--- BEGIN Data extract ---

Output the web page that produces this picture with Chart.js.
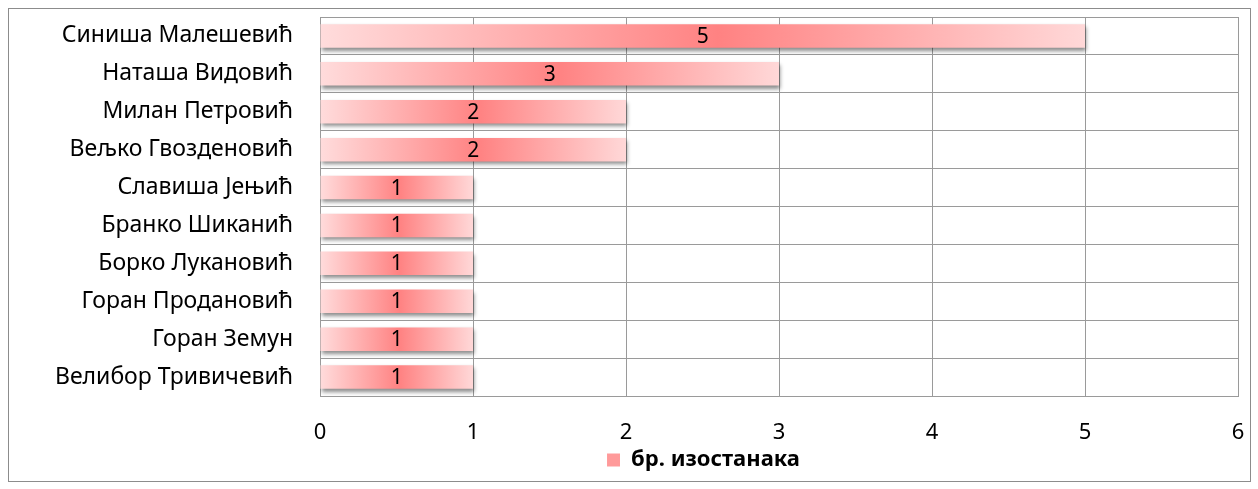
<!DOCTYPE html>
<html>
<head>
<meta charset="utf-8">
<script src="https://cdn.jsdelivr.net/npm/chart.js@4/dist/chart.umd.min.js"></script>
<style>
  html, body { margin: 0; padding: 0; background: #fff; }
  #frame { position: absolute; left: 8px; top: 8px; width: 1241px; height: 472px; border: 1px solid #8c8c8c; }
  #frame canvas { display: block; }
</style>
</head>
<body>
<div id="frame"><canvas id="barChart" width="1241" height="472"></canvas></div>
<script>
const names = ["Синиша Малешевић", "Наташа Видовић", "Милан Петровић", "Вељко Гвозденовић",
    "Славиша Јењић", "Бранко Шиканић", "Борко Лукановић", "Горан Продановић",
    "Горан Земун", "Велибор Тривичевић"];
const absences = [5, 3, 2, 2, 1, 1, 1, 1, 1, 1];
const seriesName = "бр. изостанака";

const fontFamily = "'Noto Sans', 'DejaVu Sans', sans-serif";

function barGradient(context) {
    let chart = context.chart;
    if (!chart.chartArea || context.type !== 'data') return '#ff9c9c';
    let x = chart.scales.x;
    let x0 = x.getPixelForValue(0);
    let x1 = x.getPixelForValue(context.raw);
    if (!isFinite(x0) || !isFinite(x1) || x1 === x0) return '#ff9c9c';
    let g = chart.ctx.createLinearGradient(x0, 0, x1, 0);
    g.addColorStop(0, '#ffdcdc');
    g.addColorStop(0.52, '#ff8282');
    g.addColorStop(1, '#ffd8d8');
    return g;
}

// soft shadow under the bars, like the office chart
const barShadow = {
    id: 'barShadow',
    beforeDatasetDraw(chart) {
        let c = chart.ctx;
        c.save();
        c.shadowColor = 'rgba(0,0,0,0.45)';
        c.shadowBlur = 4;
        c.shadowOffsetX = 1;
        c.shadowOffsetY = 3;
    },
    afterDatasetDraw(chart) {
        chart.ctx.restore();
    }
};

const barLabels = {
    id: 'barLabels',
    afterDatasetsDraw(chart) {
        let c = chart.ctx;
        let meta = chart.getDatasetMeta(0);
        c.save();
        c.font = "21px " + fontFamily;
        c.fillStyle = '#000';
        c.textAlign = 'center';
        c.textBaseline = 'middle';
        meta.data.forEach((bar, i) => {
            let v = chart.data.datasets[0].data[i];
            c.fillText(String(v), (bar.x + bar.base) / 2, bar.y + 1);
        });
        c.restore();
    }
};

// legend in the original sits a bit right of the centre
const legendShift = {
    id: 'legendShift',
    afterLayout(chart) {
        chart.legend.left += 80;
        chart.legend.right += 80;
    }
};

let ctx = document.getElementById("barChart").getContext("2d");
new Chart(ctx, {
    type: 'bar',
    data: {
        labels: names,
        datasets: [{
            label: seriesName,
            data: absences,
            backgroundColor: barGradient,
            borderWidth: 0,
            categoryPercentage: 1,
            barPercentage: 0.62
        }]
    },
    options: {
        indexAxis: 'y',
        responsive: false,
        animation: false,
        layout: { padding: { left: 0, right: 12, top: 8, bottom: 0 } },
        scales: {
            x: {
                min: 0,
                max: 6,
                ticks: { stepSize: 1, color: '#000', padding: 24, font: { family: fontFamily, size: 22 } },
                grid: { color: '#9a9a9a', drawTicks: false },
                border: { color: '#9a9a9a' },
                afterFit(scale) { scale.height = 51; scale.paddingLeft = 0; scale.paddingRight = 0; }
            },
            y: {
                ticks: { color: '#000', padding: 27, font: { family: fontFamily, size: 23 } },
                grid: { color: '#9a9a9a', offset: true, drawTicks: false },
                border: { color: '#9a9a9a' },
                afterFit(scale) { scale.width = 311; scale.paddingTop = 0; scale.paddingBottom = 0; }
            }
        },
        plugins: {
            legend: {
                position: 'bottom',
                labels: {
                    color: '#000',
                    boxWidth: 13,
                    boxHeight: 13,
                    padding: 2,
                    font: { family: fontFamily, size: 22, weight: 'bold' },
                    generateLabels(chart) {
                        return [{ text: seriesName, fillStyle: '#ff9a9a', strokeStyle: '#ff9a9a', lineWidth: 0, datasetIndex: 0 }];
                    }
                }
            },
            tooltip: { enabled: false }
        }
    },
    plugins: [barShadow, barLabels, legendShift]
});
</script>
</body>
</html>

--- END Data extract ---

> Problem details
Make an exact copy of all the material, but keep the pictures out of it.

> Response to this exercise
Output the web page that produces this picture with Chart.js.
<!DOCTYPE html>
<html>
<head>
<meta charset="utf-8">
<script src="https://cdn.jsdelivr.net/npm/chart.js@4/dist/chart.umd.min.js"></script>
<style>
  html, body { margin: 0; padding: 0; background: #fff; }
  #frame { position: absolute; left: 8px; top: 8px; width: 1241px; height: 472px; border: 1px solid #8c8c8c; }
  #frame canvas { display: block; }
</style>
</head>
<body>
<div id="frame"><canvas id="barChart" width="1241" height="472"></canvas></div>
<script>
const names = ["Синиша Малешевић", "Наташа Видовић", "Милан Петровић", "Вељко Гвозденовић",
    "Славиша Јењић", "Бранко Шиканић", "Борко Лукановић", "Горан Продановић",
    "Горан Земун", "Велибор Тривичевић"];
const absences = [5, 3, 2, 2, 1, 1, 1, 1, 1, 1];
const seriesName = "бр. изостанака";

const fontFamily = "'Noto Sans', 'DejaVu Sans', sans-serif";

function barGradient(context) {
    let chart = context.chart;
    if (!chart.chartArea || context.type !== 'data') return '#ff9c9c';
    let x = chart.scales.x;
    let x0 = x.getPixelForValue(0);
    let x1 = x.getPixelForValue(context.raw);
    if (!isFinite(x0) || !isFinite(x1) || x1 === x0) return '#ff9c9c';
    let g = chart.ctx.createLinearGradient(x0, 0, x1, 0);
    g.addColorStop(0, '#ffdcdc');
    g.addColorStop(0.52, '#ff8282');
    g.addColorStop(1, '#ffd8d8');
    return g;
}

// soft shadow under the bars, like the office chart
const barShadow = {
    id: 'barShadow',
    beforeDatasetDraw(chart) {
        let c = chart.ctx;
        c.save();
        c.shadowColor = 'rgba(0,0,0,0.45)';
        c.shadowBlur = 4;
        c.shadowOffsetX = 1;
        c.shadowOffsetY = 3;
    },
    afterDatasetDraw(chart) {
        chart.ctx.restore();
    }
};

const barLabels = {
    id: 'barLabels',
    afterDatasetsDraw(chart) {
        let c = chart.ctx;
        let meta = chart.getDatasetMeta(0);
        c.save();
        c.font = "21px " + fontFamily;
        c.fillStyle = '#000';
        c.textAlign = 'center';
        c.textBaseline = 'middle';
        meta.data.forEach((bar, i) => {
            let v = chart.data.datasets[0].data[i];
            c.fillText(String(v), (bar.x + bar.base) / 2, bar.y + 1);
        });
        c.restore();
    }
};

// legend in the original sits a bit right of the centre
const legendShift = {
    id: 'legendShift',
    afterLayout(chart) {
        chart.legend.left += 80;
        chart.legend.right += 80;
    }
};

let ctx = document.getElementById("barChart").getContext("2d");
new Chart(ctx, {
    type: 'bar',
    data: {
        labels: names,
        datasets: [{
            label: seriesName,
            data: absences,
            backgroundColor: barGradient,
            borderWidth: 0,
            categoryPercentage: 1,
            barPercentage: 0.62
        }]
    },
    options: {
        indexAxis: 'y',
        responsive: false,
        animation: false,
        layout: { padding: { left: 0, right: 12, top: 8, bottom: 0 } },
        scales: {
            x: {
                min: 0,
                max: 6,
                ticks: { stepSize: 1, color: '#000', padding: 24, font: { family: fontFamily, size: 22 } },
                grid: { color: '#9a9a9a', drawTicks: false },
                border: { color: '#9a9a9a' },
                afterFit(scale) { scale.height = 51; scale.paddingLeft = 0; scale.paddingRight = 0; }
            },
            y: {
                ticks: { color: '#000', padding: 27, font: { family: fontFamily, size: 23 } },
                grid: { color: '#9a9a9a', offset: true, drawTicks: false },
                border: { color: '#9a9a9a' },
                afterFit(scale) { scale.width = 311; scale.paddingTop = 0; scale.paddingBottom = 0; }
            }
        },
        plugins: {
            legend: {
                position: 'bottom',
                labels: {
                    color: '#000',
                    boxWidth: 13,
                    boxHeight: 13,
                    padding: 2,
                    font: { family: fontFamily, size: 22, weight: 'bold' },
                    generateLabels(chart) {
                        return [{ text: seriesName, fillStyle: '#ff9a9a', strokeStyle: '#ff9a9a', lineWidth: 0, datasetIndex: 0 }];
                    }
                }
            },
            tooltip: { enabled: false }
        }
    },
    plugins: [barShadow, barLabels, legendShift]
});
</script>
</body>
</html>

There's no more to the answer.